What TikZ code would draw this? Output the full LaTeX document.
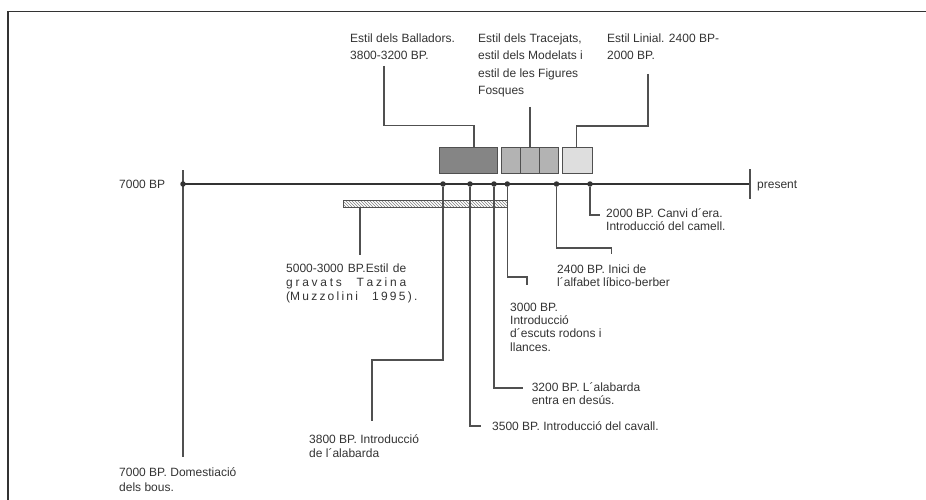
\documentclass[tikz,border=0pt]{standalone}
\usepackage{fontspec}
\setmainfont{Liberation Sans}
\usepackage{tikz}
\usetikzlibrary{patterns}

\definecolor{ink}{HTML}{333333}
\definecolor{rule}{HTML}{505050}
\definecolor{darkbox}{HTML}{858585}
\definecolor{midbox}{HTML}{B3B3B3}
\definecolor{lightbox}{HTML}{DEDEDE}

\begin{document}
\begin{tikzpicture}[x=1pt, y=-1pt,
  lbl/.style={font=\fontsize{12}{13}\selectfont, text=ink, inner sep=0pt, align=left, anchor=north west},
  conn/.style={draw=rule, line width=1.2pt},
  dot/.style={circle, fill=ink, inner sep=0pt, minimum size=5.5pt},
  era/.style={draw=rule, line width=0.9pt, minimum height=26pt, inner sep=0pt, anchor=south west}]
  \useasboundingbox (0,0) rectangle (926,500);
  % Frame
  \draw[line width=1.6pt, draw=ink] (8,500) -- (8,11.5) -- (926,11.5);
  % Time line
  \coordinate (t0) at (183,184);
  \coordinate (t1) at (750,184);
  \draw[line width=1.5pt, draw=ink] (t0) -- (t1);
  \draw[conn] (750,169) -- (750,199);
  \coordinate (top7000) at (183,170);
  \coordinate (e7000) at (183,457);
  \draw[conn] (top7000) -- (e7000);
  \node[lbl, anchor=base west] (l7000) at (119,188.3) {7000 BP};
  \node[lbl, anchor=base west] (lpres) at (757,188.3) {present};
  % Periods
  \node[era, fill=darkbox, minimum width=58pt] (bBall) at (439,174) {};
  \foreach \i in {0,1,2}
    \node[era, fill=midbox, minimum width=19pt] (bTra\i) at (501+\i*19,174) {};
  \node[era, fill=lightbox, minimum width=30pt] (bLin) at (561.7,174) {};
  \node[draw=rule, line width=0.8pt, pattern=north west lines, pattern color=gray,
    minimum width=164pt, minimum height=7pt, inner sep=0pt, anchor=north west] (bTaz) at (343,200) {};
  % Dated events
  \foreach \n/\x in {7000/183, 3800/443, 3500/470, 3200/494, 3000/507.3, 2400/556.5, 2000/590}
    \node[dot] (d\n) at (\x,184) {};
  % Style labels (above)
  \node[lbl, font=\fontsize{12}{17.3}\selectfont] (lBall) at (350,33.7) {Estil dels Balladors.\\3800-3200 BP.};
  \node[lbl, font=\fontsize{12}{17.3}\selectfont] (lTra) at (478,33.7) {Estil dels Tracejats,\\estil dels Modelats i\\estil de les Figures\\Fosques};
  \node[lbl, font=\fontsize{12}{17.3}\selectfont] (lLin) at (607,33.7) {Estil Linial. 2400 BP-\\2000 BP.};
  \coordinate (pBall) at (384,66);
  \coordinate (kBall) at (474,125.5);
  \draw[conn] (pBall) |- (kBall) -- (bBall.north -| kBall);
  \coordinate (pTra) at (530,107);
  \draw[conn] (pTra) -- (pTra |- bTra1.north);
  \coordinate (pLin) at (648,74);
  \coordinate (kLin) at (576.5,126);
  \draw[conn] (pLin) |- (kLin) -- (kLin |- bLin.north);
  % Tazina
  \coordinate (eTaz) at (360,255);
  \draw[conn] (bTaz.south -| eTaz) -- (eTaz);
  \node[lbl, font=\fontsize{12}{14}\selectfont] (lTaz) at (286,263.7)
    {\makebox[120pt][s]{5000-3000 BP.Estil de}\\\makebox[120pt][s]{g r a v a t s \quad T a z i n a}\\\makebox[120pt][s]{(M u z z o l i n i \quad 1 9 9 5 ) .}};
  % Event labels (below)
  \coordinate (e2000) at (600,215);
  \draw[conn] (d2000.south) |- (e2000);
  \node[lbl, font=\fontsize{12}{12.5}\selectfont] (l2000) at (606,208.7) {2000 BP. Canvi d´era.\\Introducció del camell.};
  \coordinate (k2400) at (611.5,248);
  \coordinate (e2400) at (611.5,254);
  \draw[conn] (d2400.south) |- (k2400) -- (e2400);
  \node[lbl, font=\fontsize{12}{12.7}\selectfont] (l2400) at (557,264.7) {2400 BP. Inici de\\l´alfabet líbico-berber};
  \coordinate (k3000) at (527,277);
  \coordinate (e3000) at (527,285);
  \draw[conn] (d3000.south) |- (k3000) -- (e3000);
  \node[lbl, font=\fontsize{12}{13.3}\selectfont] (l3000) at (510,302.7) {3000 BP.\\Introducció\\d´escuts rodons i\\llances.};
  \coordinate (e3200) at (523,388);
  \draw[conn] (d3200.south) |- (e3200);
  \node[lbl, font=\fontsize{12}{12.5}\selectfont] (l3200) at (531.6,382.7) {3200 BP. L´alabarda\\entra en desús.};
  \coordinate (e3500) at (481,426);
  \draw[conn] (d3500.south) |- (e3500);
  \node[lbl, anchor=base west] (l3500) at (492,430.3) {3500 BP. Introducció del cavall.};
  \coordinate (k3800) at (372,360);
  \coordinate (e3800) at (372,421);
  \draw[conn] (d3800.south) |- (k3800) -- (e3800);
  \node[lbl, font=\fontsize{12}{14}\selectfont] (l3800) at (309,434.7) {3800 BP. Introducció\\de l´alabarda};
  \node[lbl, font=\fontsize{12}{15}\selectfont] (lDom) at (119,467.4) {7000 BP. Domestiació\\dels bous.};
\end{tikzpicture}
\end{document}
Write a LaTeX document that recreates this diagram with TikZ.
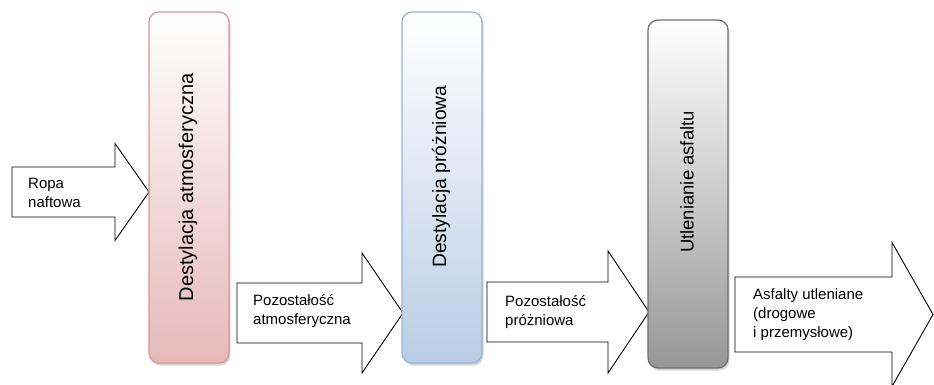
\documentclass[tikz,border=0pt]{standalone}
\usepackage{fontspec}
\setmainfont{Liberation Sans}
\usetikzlibrary{shadows}
\definecolor{atmline}{HTML}{D99694}
\definecolor{atmfill}{HTML}{E6B9B8}
\definecolor{vacline}{HTML}{95B3D7}
\definecolor{vacfill}{HTML}{B9CDE5}
\definecolor{oxline}{HTML}{6E6E6E}
\definecolor{oxfill}{HTML}{979797}

% block arrow: start x, neck x, tip x, middle y, shaft half height, head half height
\newcommand{\flowarrow}[6]{%
  \draw[blockarrow] (#1,#4-#5) -- (#2,#4-#5) -- (#2,#4-#6) -- (#3,#4)
    -- (#2,#4+#6) -- (#2,#4+#5) -- (#1,#4+#5) -- cycle;}

\begin{document}
\begin{tikzpicture}[
  x=1pt, y=-1pt,
  stage/.style 2 args={rectangle, rounded corners=10pt, draw=#1, line width=1.2pt,
              top color=white, bottom color=#2, minimum width=80pt,
              drop shadow={shadow xshift=1.5pt, shadow yshift=-2.5pt, opacity=0.35, fill=black!45}},
  stagetext/.style={rotate=90, font=\fontsize{20}{24}\selectfont, inner sep=0pt},
  blockarrow/.style={draw=black, line width=0.9pt, fill=white, line join=miter},
  flowtext/.style={anchor=north west, align=left, inner sep=0pt,
              font=\fontsize{15}{19}\selectfont},
]
\useasboundingbox (0,0) rectangle (934,385);

% material flows
\flowarrow{12}{115}{149}{192}{25}{48.5}
\flowarrow{237}{362}{403}{313}{30}{60}
\flowarrow{487}{608}{649}{312}{30}{61}
\flowarrow{735}{892}{933}{314.5}{37.5}{72}

% process stages
\node[stage={atmline}{atmfill}, minimum height=351pt] (atm) at (189,187.5) {};
\node[stage={vacline}{vacfill}, minimum height=351pt] (vac) at (442,187.5) {};
\node[stage={oxline}{oxfill}, minimum height=348pt] (ox) at (688,194) {};

\node[stagetext] (atmtxt) at ([xshift=-1pt]atm.center) {Destylacja atmosferyczna};
\node[stagetext, font=\fontsize{19.3}{23}\selectfont] (vactxt) at ([xshift=-1pt, yshift=11pt]vac.center) {Destylacja próżniowa};
\node[stagetext, font=\fontsize{18.5}{22}\selectfont] (oxtxt) at ([xshift=-1pt, yshift=12pt]ox.center) {Utlenianie asfaltu};

% flow labels
\node[flowtext] (crude) at (28,177.5) {Ropa\\naftowa};
\node[flowtext] (atmres) at (253,294) {Pozostałość\\atmosferyczna};
\node[flowtext] (vacres) at (505,295) {Pozostałość\\próżniowa};
\node[flowtext] (product) at (753,288) {Asfalty utleniane\\(drogowe\\i przemysłowe)};
\end{tikzpicture}
\end{document}
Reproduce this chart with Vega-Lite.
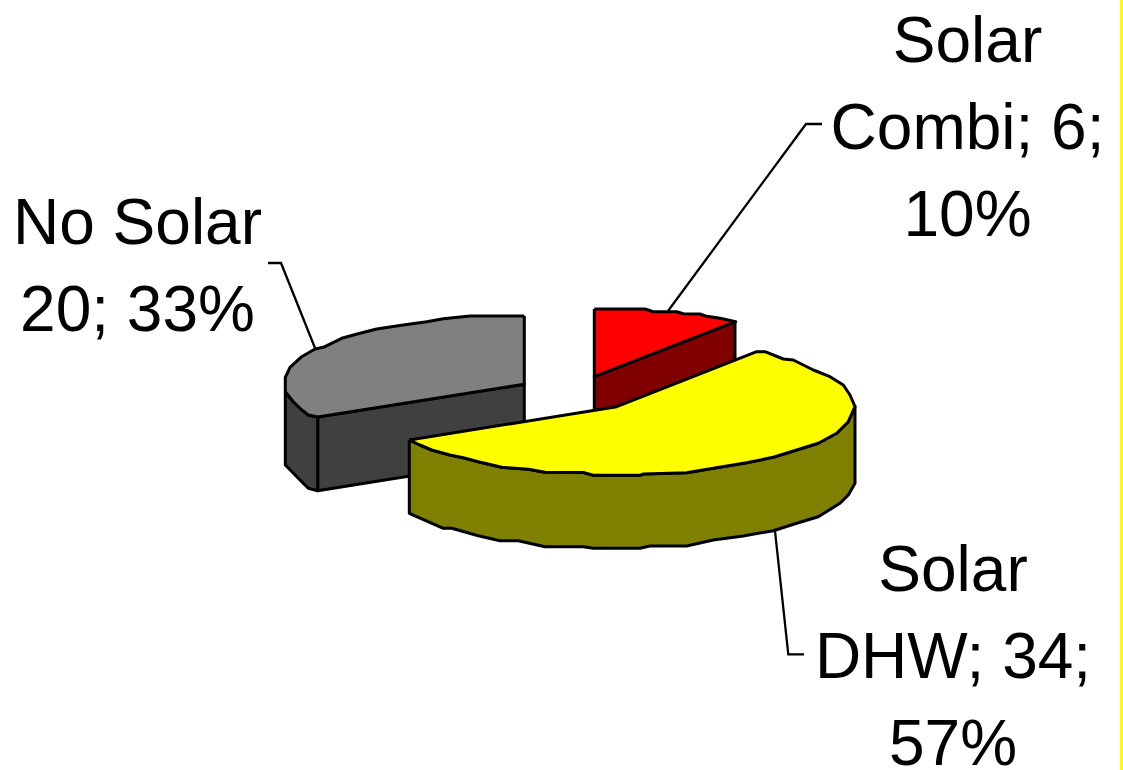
{
  "$schema": "https://vega.github.io/schema/vega-lite/v6.json",
  "autosize": {"type": "none"},
  "width": 1123,
  "height": 770,
  "padding": 0,
  "background": "white",
  "view": {"stroke": null},
  "datasets": {
    "faces": [
      {"face":"No Solar front","x":317.7,"y":417},{"face":"No Solar front","x":524.3,"y":384.3},{"face":"No Solar front","x":524.3,"y":457.7},{"face":"No Solar front","x":317.7,"y":490.7},{"face":"No Solar front","x":317.7,"y":417},

      {"face":"No Solar rim","x":285.3,"y":391.7},{"face":"No Solar rim","x":293.3,"y":401.7},{"face":"No Solar rim","x":300,"y":408.3},{"face":"No Solar rim","x":308.3,"y":415},{"face":"No Solar rim","x":317.7,"y":417},{"face":"No Solar rim","x":317.7,"y":490.7},{"face":"No Solar rim","x":308.3,"y":488.3},{"face":"No Solar rim","x":301.7,"y":481.7},{"face":"No Solar rim","x":285.3,"y":465},{"face":"No Solar rim","x":285.3,"y":391.7},

      {"face":"No Solar top","x":524.3,"y":316},{"face":"No Solar top","x":470,"y":316},{"face":"No Solar top","x":443.3,"y":318.7},{"face":"No Solar top","x":426.7,"y":321.7},{"face":"No Solar top","x":403.3,"y":325},{"face":"No Solar top","x":376.7,"y":329},{"face":"No Solar top","x":360,"y":333.3},{"face":"No Solar top","x":341.7,"y":338.3},{"face":"No Solar top","x":323.3,"y":347.3},{"face":"No Solar top","x":315,"y":349},{"face":"No Solar top","x":301.7,"y":356.7},{"face":"No Solar top","x":290,"y":367.3},{"face":"No Solar top","x":285.3,"y":377.3},{"face":"No Solar top","x":285.3,"y":391.7},{"face":"No Solar top","x":293.3,"y":401.7},{"face":"No Solar top","x":300,"y":408.3},{"face":"No Solar top","x":308.3,"y":415},{"face":"No Solar top","x":317.7,"y":417},{"face":"No Solar top","x":524.3,"y":384.3},{"face":"No Solar top","x":524.3,"y":316},

      {"face":"Solar Combi side","x":735,"y":321.7},{"face":"Solar Combi side","x":594.3,"y":376.7},{"face":"Solar Combi side","x":594.3,"y":450},{"face":"Solar Combi side","x":735,"y":394},{"face":"Solar Combi side","x":735,"y":321.7},

      {"face":"Solar Combi top","x":594.3,"y":309},{"face":"Solar Combi top","x":645,"y":309},{"face":"Solar Combi top","x":653.3,"y":311.7},{"face":"Solar Combi top","x":676.7,"y":311.7},{"face":"Solar Combi top","x":683.3,"y":313.7},{"face":"Solar Combi top","x":700,"y":314},{"face":"Solar Combi top","x":706.7,"y":316.3},{"face":"Solar Combi top","x":720,"y":318.3},{"face":"Solar Combi top","x":735.7,"y":321.7},{"face":"Solar Combi top","x":594.3,"y":376.7},{"face":"Solar Combi top","x":594.3,"y":309},

      {"face":"Solar DHW rim","x":409.3,"y":440},{"face":"Solar DHW rim","x":420,"y":445},{"face":"Solar DHW rim","x":431.7,"y":450},{"face":"Solar DHW rim","x":441.7,"y":452.7},{"face":"Solar DHW rim","x":450,"y":455},{"face":"Solar DHW rim","x":463.3,"y":457.7},{"face":"Solar DHW rim","x":478.3,"y":461.7},{"face":"Solar DHW rim","x":501.7,"y":467.3},{"face":"Solar DHW rim","x":528.3,"y":469.3},{"face":"Solar DHW rim","x":545,"y":472.3},{"face":"Solar DHW rim","x":583.3,"y":472.5},{"face":"Solar DHW rim","x":593.3,"y":475.3},{"face":"Solar DHW rim","x":640,"y":475.3},{"face":"Solar DHW rim","x":643.3,"y":474},{"face":"Solar DHW rim","x":686.7,"y":472.7},{"face":"Solar DHW rim","x":713.3,"y":468.3},{"face":"Solar DHW rim","x":746.7,"y":462.7},{"face":"Solar DHW rim","x":773.3,"y":457.3},{"face":"Solar DHW rim","x":796.7,"y":450},{"face":"Solar DHW rim","x":818.3,"y":443.3},{"face":"Solar DHW rim","x":836.7,"y":433.3},{"face":"Solar DHW rim","x":848.3,"y":421.7},{"face":"Solar DHW rim","x":855,"y":406.7},{"face":"Solar DHW rim","x":855,"y":483.3},{"face":"Solar DHW rim","x":848.3,"y":495},{"face":"Solar DHW rim","x":840,"y":503.3},{"face":"Solar DHW rim","x":818.3,"y":516.7},{"face":"Solar DHW rim","x":796.7,"y":523.3},{"face":"Solar DHW rim","x":773.3,"y":530.7},{"face":"Solar DHW rim","x":743.3,"y":536},{"face":"Solar DHW rim","x":713.3,"y":540},{"face":"Solar DHW rim","x":686.7,"y":546},{"face":"Solar DHW rim","x":650,"y":546},{"face":"Solar DHW rim","x":640,"y":548.3},{"face":"Solar DHW rim","x":593.3,"y":548.3},{"face":"Solar DHW rim","x":583.3,"y":546.7},{"face":"Solar DHW rim","x":545,"y":546.7},{"face":"Solar DHW rim","x":518.3,"y":540.7},{"face":"Solar DHW rim","x":500,"y":540.7},{"face":"Solar DHW rim","x":478.3,"y":535.7},{"face":"Solar DHW rim","x":451.7,"y":528.3},{"face":"Solar DHW rim","x":443.3,"y":528.3},{"face":"Solar DHW rim","x":409.3,"y":513.3},{"face":"Solar DHW rim","x":409.3,"y":440},

      {"face":"Solar DHW top","x":409.3,"y":440},{"face":"Solar DHW top","x":616.7,"y":406.7},{"face":"Solar DHW top","x":756.7,"y":351.7},{"face":"Solar DHW top","x":765,"y":351.7},{"face":"Solar DHW top","x":783.3,"y":359},{"face":"Solar DHW top","x":793.3,"y":360},{"face":"Solar DHW top","x":813.3,"y":370},{"face":"Solar DHW top","x":830,"y":376.7},{"face":"Solar DHW top","x":843.3,"y":385},{"face":"Solar DHW top","x":850,"y":395},{"face":"Solar DHW top","x":855,"y":406.7},{"face":"Solar DHW top","x":848.3,"y":421.7},{"face":"Solar DHW top","x":836.7,"y":433.3},{"face":"Solar DHW top","x":818.3,"y":443.3},{"face":"Solar DHW top","x":796.7,"y":450},{"face":"Solar DHW top","x":773.3,"y":457.3},{"face":"Solar DHW top","x":746.7,"y":462.7},{"face":"Solar DHW top","x":713.3,"y":468.3},{"face":"Solar DHW top","x":686.7,"y":472.7},{"face":"Solar DHW top","x":643.3,"y":474},{"face":"Solar DHW top","x":640,"y":475.3},{"face":"Solar DHW top","x":593.3,"y":475.3},{"face":"Solar DHW top","x":583.3,"y":472.5},{"face":"Solar DHW top","x":545,"y":472.3},{"face":"Solar DHW top","x":528.3,"y":469.3},{"face":"Solar DHW top","x":501.7,"y":467.3},{"face":"Solar DHW top","x":478.3,"y":461.7},{"face":"Solar DHW top","x":463.3,"y":457.7},{"face":"Solar DHW top","x":450,"y":455},{"face":"Solar DHW top","x":441.7,"y":452.7},{"face":"Solar DHW top","x":431.7,"y":450},{"face":"Solar DHW top","x":420,"y":445},{"face":"Solar DHW top","x":409.3,"y":440}
    ],
    "leaders": [
      {"slice":"No Solar","x":268,"y":263},{"slice":"No Solar","x":281,"y":263},{"slice":"No Solar","x":315,"y":348},
      {"slice":"Solar Combi","x":822,"y":124},{"slice":"Solar Combi","x":806,"y":124},{"slice":"Solar Combi","x":668,"y":311},
      {"slice":"Solar DHW","x":775,"y":531},{"slice":"Solar DHW","x":788.3,"y":654.3},{"slice":"Solar DHW","x":804,"y":654.3}
    ],
    "labels": [
      {"slice":"Solar Combi","count":6,"share":"10%","text":"Solar\nCombi; 6;\n10%","x":967.5,"y":62},
      {"slice":"No Solar","count":20,"share":"33%","text":"No Solar\n20; 33%","x":137.5,"y":244},
      {"slice":"Solar DHW","count":34,"share":"57%","text":"Solar\nDHW; 34;\n57%","x":953,"y":591}
    ],
    "frame": [{"x":1120,"x2":1123,"y":0,"y2":770}]
  },
  "layer": [
    {
      "data": {"name": "frame"},
      "mark": {"type": "rect", "fill": "#ffff00"},
      "encoding": {
        "x": {"field": "x", "type": "quantitative", "scale": {"domain": [0, 1123], "nice": false, "zero": false}, "axis": null},
        "x2": {"field": "x2"},
        "y": {"field": "y", "type": "quantitative", "scale": {"domain": [770, 0], "nice": false, "zero": false}, "axis": null},
        "y2": {"field": "y2"}
      }
    },
    {
      "data": {"name": "leaders"},
      "mark": {"type": "line", "stroke": "black", "strokeWidth": 2.3, "strokeJoin": "miter"},
      "encoding": {
        "x": {"field": "x", "type": "quantitative", "axis": null},
        "y": {"field": "y", "type": "quantitative", "axis": null},
        "detail": {"field": "slice"},
        "order": {"field": "seq"}
      },
      "transform": [{"window": [{"op": "row_number", "as": "seq"}], "groupby": ["slice"]}]
    },
    {
      "data": {"name": "faces"},
      "transform": [{"window": [{"op": "row_number", "as": "seq"}], "groupby": ["face"]}],
      "mark": {"type": "line", "filled": true, "stroke": "black", "strokeWidth": 3, "strokeJoin": "round"},
      "encoding": {
        "x": {"field": "x", "type": "quantitative", "axis": null},
        "y": {"field": "y", "type": "quantitative", "axis": null},
        "order": {"field": "seq"},
        "fill": {
          "field": "face",
          "type": "nominal",
          "legend": null,
          "sort": null,
          "scale": {
            "domain": ["No Solar front","No Solar rim","No Solar top","Solar Combi side","Solar Combi top","Solar DHW rim","Solar DHW top"],
            "range": ["#404040","#404040","#808080","#800000","#ff0000","#808000","#ffff00"]
          }
        },
        "detail": {"field": "face"}
      }
    },
    {
      "data": {"name": "labels"},
      "mark": {"type": "text", "font": "Liberation Sans", "fontSize": 64, "lineHeight": 87, "lineBreak": "\n", "align": "center", "baseline": "alphabetic", "color": "black"},
      "encoding": {
        "x": {"field": "x", "type": "quantitative", "axis": null},
        "y": {"field": "y", "type": "quantitative", "axis": null},
        "text": {"field": "text", "type": "nominal"}
      }
    }
  ]
}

**What is needed**
Return every line containing "this".

**Written solution**
What TikZ code would draw this? Output the full LaTeX document.
Write a LaTeX document that recreates this diagram with TikZ.
Reproduce this chart with Vega-Lite.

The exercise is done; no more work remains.